WebAssembly Garbage Collection is being worked on for Safari (link) as they make changes bit by bit. It’ll be interesting to see how Webextensions in the future will make use of WebAssembly Garbage Collection not to mention the increase in complexity of web based applications requiring a sophisticated framework so that a great experience can be provided to end users. As much as I loath the increasing prominence of web apps, the reality is that the industry is moving to more cloud based web apps or if theylocal applications the move to using web based technologies allow them to target multiple platforms and form factors without having to write bespoke implementations with hard coded UI for specific screen sizes etc.
Google is integrating Google and Messages together (link) where in the long term it’ll mean the ability to setup a public profile for RCS to RCS which will make for a much more feature rich messaging experience. I don’t think that we’ll see a merging of Google Chat and Google Messages because they’re designed to achieve different goals. With Google Chat the focus is chatting within the Google ecosystem where as with RCS any sort of development needs to be done in consultation with mobile carriers, telecommunication software and hardware vendors so that support can be added etc.
It’ll be interesting to see whether Google is succesful in lobbying the European Union in terms of getting iMessage classified as a gatekeeper and thus subjected to the interoperability requirements (link). Personally I’d like to see iMessage and RCS interoperable so that we don’t have entrenched market domiance simply by virtue of the lack of interoperability. Btw, this isn’t something new given that anticompetitive legislation requires those businesses that are in a dominant position ensure interoperability so that competition can thrive by new players coming into the space and being able to interoperate – a good example of that was regarding the European Union and Microsoft many years ago regarding protocols, file formats and file system support.

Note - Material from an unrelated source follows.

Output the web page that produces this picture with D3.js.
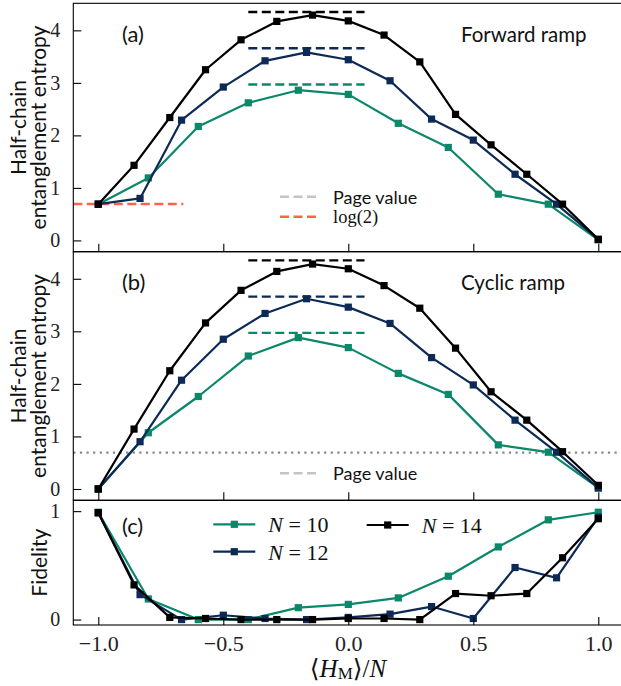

Apple released a refresh of their Apple Silicon in the form of the M3 which is based on the ARMv8.6-A ISA but there are rumours that there is an architectural change that probably lines up with the move to ARMv9 so that’ll be interesting to see whether that translates to big improvements in performance and power per watt. In the Intel world the chiplet design is coming to their mobile processesors because they’re in the most need of the benefits that come with it but I’d say eventually with thei Arrow Lake and Arrow Lake refresh that we’ll see desktop processors adopt the new chiplet design.
One of the major factors that cannot be overlooked when it comes to the overall experience is the operating system itself and whether the frameworks are optimised. I’m looking at the Windows 11 Canary Channel notes on the Windows Insider blog and it is interesting to see how Microsoft is slowly replacing Windows components piece by piece and replacing them with reusing the same backend code but replacing the front end with modern Windows App SDK frameworks particularly when it comes to WinUI. There is an article here (link), it makes sense to reuse known good code that has gone through years of debugging and optimising then replacing the UI with WinUI vs. what they tried to do in the past which were complete rewrites only to find that what sounds great on the whiteboard can be entirely different when it is put into action.
I wouldn’t be surprised if what we end up seeing is jettisoning UWP in favour of going back to a win32 backend, replacing the UI, keep the back end code, and modernise where possible. Long story short, doing what they should have done right from the outset. It reminds me of Joel on Software regarding never rewrite software (link). There is a time and a place to throw out old code but I’d argue you have to have a really good reason to do so, ‘just because’ isn’t a good enough reason just as a business should avoid bespoke solutions in favour of taking an office the shelf product then customise it via the provided SDK. There was a great post made over on Hacker News:
I’m a big fan of Joel Spolsky’s earlier blog posts, but to be honest, I don’t think this piece has aged well. If anything, I’m more of the opinion now that you should almost always plan to do a rewrite, eventually. Lots of big companies successfully rewrite stuff all the time. Google is fairly well known for having rewritten large, critical pieces of their codebase over the years.
If anything, what should be warned against is big bangs. Netscape’s problem isn’t that they did a rewrite (which eventually became Firefox, mind you) it’s that they essentially abandoned their old code too early, and similarly, they also announced the rewrite too soon.
If you’re going to do a rewrite, do it quietly, and don’t announce it until it’s close to ready, and even then you can roll out slowly. For example, the infamous Digg v4 debacle is another example, but the problem isn’t that they did a rewrite, it’s that they did a rewrite to produce a product nobody wanted, and they burned any possibility of going back after they released it.
https://news.ycombinator.com/item?id=23726062
That being said, the better solution to a total rewrite is to treat programming like the existentialist idea of ‘being in a constant state of becoming’, that there is no end point but rather a constant cycle of refinement, refactoring, more refinement and more refactoring, that there is no end point but rather a continuous and on going cycle. If it is a continuous cycle then it avoids having to do big rewrites because instead you’re always moving it forward vs. allowing code to stagnate resulting in the process of refinement and more refactoring more difficult. Long story short, it is easier to keep something moving than stopping then years later trying to start it back up again.